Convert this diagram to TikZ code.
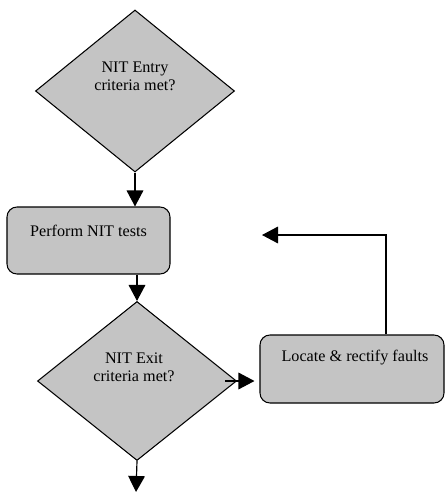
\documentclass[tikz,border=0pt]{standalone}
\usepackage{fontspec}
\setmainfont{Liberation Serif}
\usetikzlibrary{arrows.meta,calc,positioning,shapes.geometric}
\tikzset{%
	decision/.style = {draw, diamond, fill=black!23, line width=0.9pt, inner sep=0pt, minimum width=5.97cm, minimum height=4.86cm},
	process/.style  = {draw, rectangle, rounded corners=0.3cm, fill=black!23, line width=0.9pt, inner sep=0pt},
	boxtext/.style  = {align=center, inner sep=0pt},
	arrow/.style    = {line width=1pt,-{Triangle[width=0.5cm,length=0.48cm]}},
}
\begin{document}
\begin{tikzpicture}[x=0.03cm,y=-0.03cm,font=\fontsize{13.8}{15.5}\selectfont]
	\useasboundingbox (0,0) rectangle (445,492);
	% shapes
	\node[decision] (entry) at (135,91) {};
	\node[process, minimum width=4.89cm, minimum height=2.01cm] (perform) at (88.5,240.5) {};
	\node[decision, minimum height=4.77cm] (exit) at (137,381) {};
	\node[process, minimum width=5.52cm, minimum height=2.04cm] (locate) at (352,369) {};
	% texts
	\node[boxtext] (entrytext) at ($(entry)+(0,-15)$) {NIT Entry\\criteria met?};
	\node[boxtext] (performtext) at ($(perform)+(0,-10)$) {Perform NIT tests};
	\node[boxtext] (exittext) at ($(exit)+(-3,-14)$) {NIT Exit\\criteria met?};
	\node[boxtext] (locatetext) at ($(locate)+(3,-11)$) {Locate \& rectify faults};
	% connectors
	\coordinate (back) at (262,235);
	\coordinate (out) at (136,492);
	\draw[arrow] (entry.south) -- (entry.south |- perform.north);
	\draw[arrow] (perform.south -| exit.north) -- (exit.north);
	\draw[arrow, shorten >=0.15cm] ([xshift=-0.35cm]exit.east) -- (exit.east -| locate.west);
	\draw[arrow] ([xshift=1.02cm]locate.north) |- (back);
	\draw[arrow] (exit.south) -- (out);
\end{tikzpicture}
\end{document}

**Work to be completed:**
All the lines above are to be reproduced exactly, except the pictures.

**Finished task:**
Convert this diagram to TikZ code.
\documentclass[tikz,border=0pt]{standalone}
\usepackage{fontspec}
\setmainfont{Liberation Serif}
\usetikzlibrary{arrows.meta,calc,positioning,shapes.geometric}
\tikzset{%
	decision/.style = {draw, diamond, fill=black!23, line width=0.9pt, inner sep=0pt, minimum width=5.97cm, minimum height=4.86cm},
	process/.style  = {draw, rectangle, rounded corners=0.3cm, fill=black!23, line width=0.9pt, inner sep=0pt},
	boxtext/.style  = {align=center, inner sep=0pt},
	arrow/.style    = {line width=1pt,-{Triangle[width=0.5cm,length=0.48cm]}},
}
\begin{document}
\begin{tikzpicture}[x=0.03cm,y=-0.03cm,font=\fontsize{13.8}{15.5}\selectfont]
	\useasboundingbox (0,0) rectangle (445,492);
	% shapes
	\node[decision] (entry) at (135,91) {};
	\node[process, minimum width=4.89cm, minimum height=2.01cm] (perform) at (88.5,240.5) {};
	\node[decision, minimum height=4.77cm] (exit) at (137,381) {};
	\node[process, minimum width=5.52cm, minimum height=2.04cm] (locate) at (352,369) {};
	% texts
	\node[boxtext] (entrytext) at ($(entry)+(0,-15)$) {NIT Entry\\criteria met?};
	\node[boxtext] (performtext) at ($(perform)+(0,-10)$) {Perform NIT tests};
	\node[boxtext] (exittext) at ($(exit)+(-3,-14)$) {NIT Exit\\criteria met?};
	\node[boxtext] (locatetext) at ($(locate)+(3,-11)$) {Locate \& rectify faults};
	% connectors
	\coordinate (back) at (262,235);
	\coordinate (out) at (136,492);
	\draw[arrow] (entry.south) -- (entry.south |- perform.north);
	\draw[arrow] (perform.south -| exit.north) -- (exit.north);
	\draw[arrow, shorten >=0.15cm] ([xshift=-0.35cm]exit.east) -- (exit.east -| locate.west);
	\draw[arrow] ([xshift=1.02cm]locate.north) |- (back);
	\draw[arrow] (exit.south) -- (out);
\end{tikzpicture}
\end{document}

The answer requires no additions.